[AR] Re: Faster Space Transport? (was Re: Zubrin,

  • From: Peter Fairbrother <peter@xxxxxxxxxx>
  • To: arocket@xxxxxxxxxxxxx
  • Date: Thu, 29 Aug 2019 22:18:23 +0100

On 25/08/2019 18:13, William Claybaugh wrote:

Rand:

To first order, the cost is the cost of launch ($1300 for every pound-mass) plus the cost of the hardware (say $200 per lbm. if it is the very cheapest space hardware ever built): $1500 for every pound of structure in orbit, best case today.

Okay.

The only other economically relevant numbers are the amortization and depreciation schedules; the later should be consistent w/ the facility lifetime (ten years?) and the former a function of one’s hurdle rate...say five years for most commercial projects.

What’s it weigh?  100,000 pounds of structure to hold 500,000 pounds of propellant?  Then $150m to be paid back over five years and another $150m paid back over ten years.

Okay.

Now comes the back breaker: no one is buying any propellant because that $300m is additive to what propellant can be bought for inside an upper stage in LEO.

But let’s assume we are somehow flogging all 500,000 lbsm. every year.

Wooooah, now where does that figure come from? Why should it sell its capacity annually?

Let's try 2,500,000 lb annually. That is 5 times capacity, 50 x 50,000lb Falcon loads, one a week.

A significant increase in present flight rate, but perhaps not inappropriate if we are talking about developing regular flights to the Moon, Mars - or even just greater use of GEO.

And it's nowhere near what we would need if we are talking about building power satellites and solving the energy crisis and saving the planet...

Then the additional cost—above the cost of launching that propellant in the first place—is about $150 per lbm. of propellant.  That gets us to the “cost of goods sold” in the income statement: $1450 for every pound-mass of propellant sold assuming we are buying at $1300.

With the revised sales figure, the extra cost is $30 per lb. But I'd add another $30 per lb (pulled rather arbitrarily out of the air) for depot operating costs.

Now we add overhead and profit, typically 100% in a very well run organization; our propellant has to sell for about $2900 per lbm. using very optimistic assumptions.

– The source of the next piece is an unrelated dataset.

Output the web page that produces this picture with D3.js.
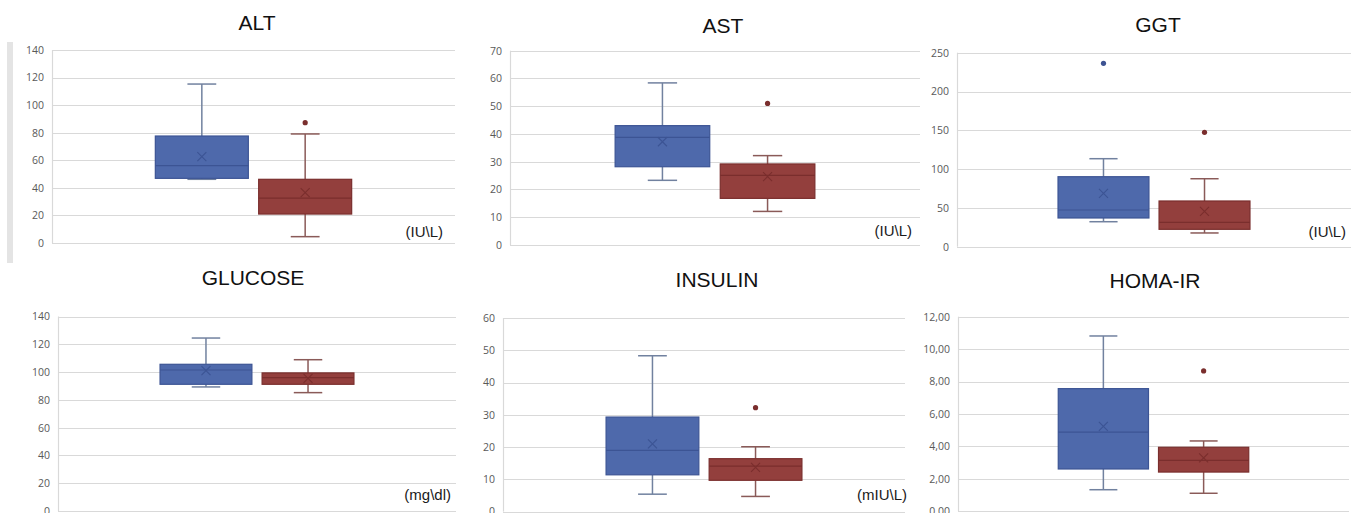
<!DOCTYPE html>
<html>
<head>
<meta charset="utf-8">
<script src="https://cdn.jsdelivr.net/npm/d3@7"></script>
<style>
  html, body { margin: 0; padding: 0; background: #fff; }
  svg { display: block; }
</style>
</head>
<body>
<svg id="chart" width="1351" height="513"></svg>
<script>
// ---------- DATA ----------
const panelTitles = ["ALT", "AST", "GGT", "GLUCOSE", "INSULIN", "HOMA-IR"];
const unitLabels = ["(IU\\L)", "(IU\\L)", "(IU\\L)", "(mg\\dl)", "(mIU\\L)", ""];
const groups = ["Group A", "Group B"];
const yMaxes = [140, 70, 250, 140, 60, 12];
const ySteps = [20, 10, 50, 20, 10, 2];
// stats per panel: [min, q1, median, q3, max, mean]
const groupAStats = [
  [46.2, 46.9, 56.1, 77.6, 115.3, 62.6],
  [23.3, 28.2, 38.8, 43.0, 58.4, 37.2],
  [32.2, 37.0, 47.3, 90.2, 113.4, 68.8],
  [89.3, 91.2, 101.5, 105.6, 124.5, 101.0],
  [5.4, 11.4, 19.0, 29.3, 48.3, 21.0],
  [1.32, 2.60, 4.88, 7.56, 10.81, 5.23]
];
const groupBStats = [
  [4.6, 21.0, 32.6, 46.2, 79.1, 36.5],
  [12.1, 16.8, 25.1, 29.2, 32.2, 24.6],
  [17.7, 22.4, 31.4, 58.9, 87.6, 45.6],
  [85.2, 91.2, 96.0, 99.4, 108.9, 95.5],
  [4.7, 9.7, 14.1, 16.4, 20.1, 13.7],
  [1.10, 2.41, 3.13, 3.94, 4.33, 3.28]
];
const groupAOutliers = [[], [], [236.3], [], [], []];
const groupBOutliers = [[87.3], [51.0], [147.4], [], [32.2], [8.65]];

// ---------- LAYOUT ----------
const plots = [
  {l: 52, r: 455, t: 50, b: 243, titleX: 257, titleY: 30, unitX: 443, unitY: 237},
  {l: 510, r: 920, t: 50.7, b: 245, titleX: 723, titleY: 33, unitX: 912, unitY: 236},
  {l: 957, r: 1351, t: 52.7, b: 246.7, titleX: 1158, titleY: 32, unitX: 1346, unitY: 237},
  {l: 58, r: 456, t: 316.5, b: 511, titleX: 253, titleY: 285, unitX: 451, unitY: 500},
  {l: 503, r: 905, t: 318, b: 511.6, titleX: 717, titleY: 287, unitX: 907, unitY: 500},
  {l: 958, r: 1349, t: 316.7, b: 511.1, titleX: 1155, titleY: 288, unitX: 1346, unitY: 500}
];
const styles = [
  {fill: "#4e69ab", stroke: "#3c5494", whisker: "#71819f", dot: "#3d5392"},
  {fill: "#933f3d", stroke: "#7a2e2d", whisker: "#8a5a58", dot: "#7a2e2d"}
];
const gridColor = "#d9d9d9";
const commaFmt = d3.formatLocale({decimal: ",", thousands: ".", grouping: [3], currency: ["", ""]}).format(".2f");

const svg = d3.select("#chart");

// decorative gray bar on the far left
svg.append("rect").attr("x", 7).attr("y", 42).attr("width", 6).attr("height", 221).attr("fill", "#e4e4e4");

panelTitles.forEach((title, i) => {
  const p = plots[i];
  const g = svg.append("g");
  const y = d3.scaleLinear().domain([0, yMaxes[i]]).range([p.b, p.t]);
  const ticks = d3.range(0, yMaxes[i] + ySteps[i] / 2, ySteps[i]);
  const x = d3.scaleBand().domain(groups).range([p.l, p.r]).paddingInner(0.1).paddingOuter(1.0);

  // gridlines
  g.selectAll("line.grid").data(ticks).join("line")
    .attr("class", "grid")
    .attr("x1", p.l).attr("x2", p.r)
    .attr("y1", d => Math.round(y(d)) + 0.5).attr("y2", d => Math.round(y(d)) + 0.5)
    .attr("stroke", gridColor).attr("stroke-width", 1.2);
  g.append("line")
    .attr("x1", p.l + 0.5).attr("x2", p.l + 0.5)
    .attr("y1", y(yMaxes[i])).attr("y2", y(0))
    .attr("stroke", gridColor).attr("stroke-width", 1.2);

  // y axis labels
  const axis = d3.axisLeft(y).tickValues(ticks).tickSize(0).tickPadding(8)
    .tickFormat(i === 5 ? commaFmt : d3.format("d"));
  const ax = g.append("g").attr("transform", `translate(${p.l},0)`).call(axis);
  ax.select(".domain").remove();
  ax.selectAll("text")
    .attr("font-family", "'Open Sans', 'Liberation Sans', sans-serif")
    .attr("font-size", 10.5).attr("fill", "#595959");

  // title
  svg.append("text").attr("x", p.titleX).attr("y", p.titleY)
    .attr("text-anchor", "middle")
    .attr("font-family", "'Liberation Sans', Arial, sans-serif")
    .attr("font-size", 21).attr("fill", "#111").text(title);

  // unit label
  if (unitLabels[i]) {
    svg.append("text").attr("x", p.unitX).attr("y", p.unitY)
      .attr("text-anchor", "end")
      .attr("font-family", "'Liberation Sans', Arial, sans-serif")
      .attr("font-size", 15).attr("fill", "#1a1a1a").text(unitLabels[i]);
  }

  // boxes
  const statsList = [groupAStats[i], groupBStats[i]];
  const outList = [groupAOutliers[i], groupBOutliers[i]];
  groups.forEach((grp, k) => {
    const [mn, q1, med, q3, mx, mean] = statsList[k];
    const st = styles[k];
    const x0 = x(grp), w = x.bandwidth(), cx = x0 + w / 2;
    const capW = w * 0.31;
    const bg = g.append("g");
    // whiskers
    bg.append("line").attr("x1", cx).attr("x2", cx).attr("y1", y(q3)).attr("y2", y(mx))
      .attr("stroke", st.whisker).attr("stroke-width", 1.5);
    bg.append("line").attr("x1", cx).attr("x2", cx).attr("y1", y(q1)).attr("y2", y(mn))
      .attr("stroke", st.whisker).attr("stroke-width", 1.5);
    [mn, mx].forEach(v => {
      bg.append("line").attr("x1", cx - capW / 2).attr("x2", cx + capW / 2)
        .attr("y1", y(v)).attr("y2", y(v))
        .attr("stroke", st.whisker).attr("stroke-width", 1.5);
    });
    // box
    bg.append("rect").attr("x", x0).attr("y", y(q3)).attr("width", w).attr("height", y(q1) - y(q3))
      .attr("fill", st.fill).attr("stroke", st.stroke).attr("stroke-width", 1.2);
    // median
    bg.append("line").attr("x1", x0).attr("x2", x0 + w).attr("y1", y(med)).attr("y2", y(med))
      .attr("stroke", st.stroke).attr("stroke-width", 1.2);
    // mean marker
    const m = 4.5, my = y(mean);
    bg.append("path").attr("d", `M${cx - m},${my - m}L${cx + m},${my + m}M${cx - m},${my + m}L${cx + m},${my - m}`)
      .attr("stroke", st.stroke).attr("stroke-width", 1.1).attr("fill", "none");
    // outliers
    bg.selectAll("circle").data(outList[k]).join("circle")
      .attr("cx", cx).attr("cy", d => y(d)).attr("r", 2.6).attr("fill", st.dot);
  });
});
</script>
</body>
</html>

Costing the propellent at 100% of sales makes the cost of propellent at the station $2,720. And I doubt anyone would pay that for a full Falcon load, though they might pay close to that for a fractional load [1] if they had no-one to share a full load with and assuming it is convenient to fill up at a depot.

But let's look at a petrol filling station (or cigarette shop). Profits on petrol are often only about 5% of sales, sometimes less - not 100%.

So if instead we cost in the profit at 100% profit on investment cost, plus 5% of sales (twice what a terrestrial filling station gets), propellent costs are now $1,485 in a depot rather than $1,300 in a second stage.

And you can fill up with ten second stage loads worth all at once in a depot, rather than fapping about chasing after ten Falcon second stages. Or buy one and a half Falcon loads without wasting half a Falcon launch. And you don't need all the hardware for in-orbit catching of Falcons and refuelling from them on your mission hardware, the station does most of that for you.

Also, I'd guess some larger frequent customers might just pay the depot $120 per lb to collect, store and distribute their propellent. Which would give the depot a simple 100% ROI.



[1] a note on half/fractional loads - I did not envisage the depot buying them at anything above full load rate. I also envisaged perhaps someone wanting a half load paying for a full load, then selling the remainder to the depot at a discount. Or someone wanting a quarter load just buying it from the depot rather than bothering with a dedicated separate Falcon launch.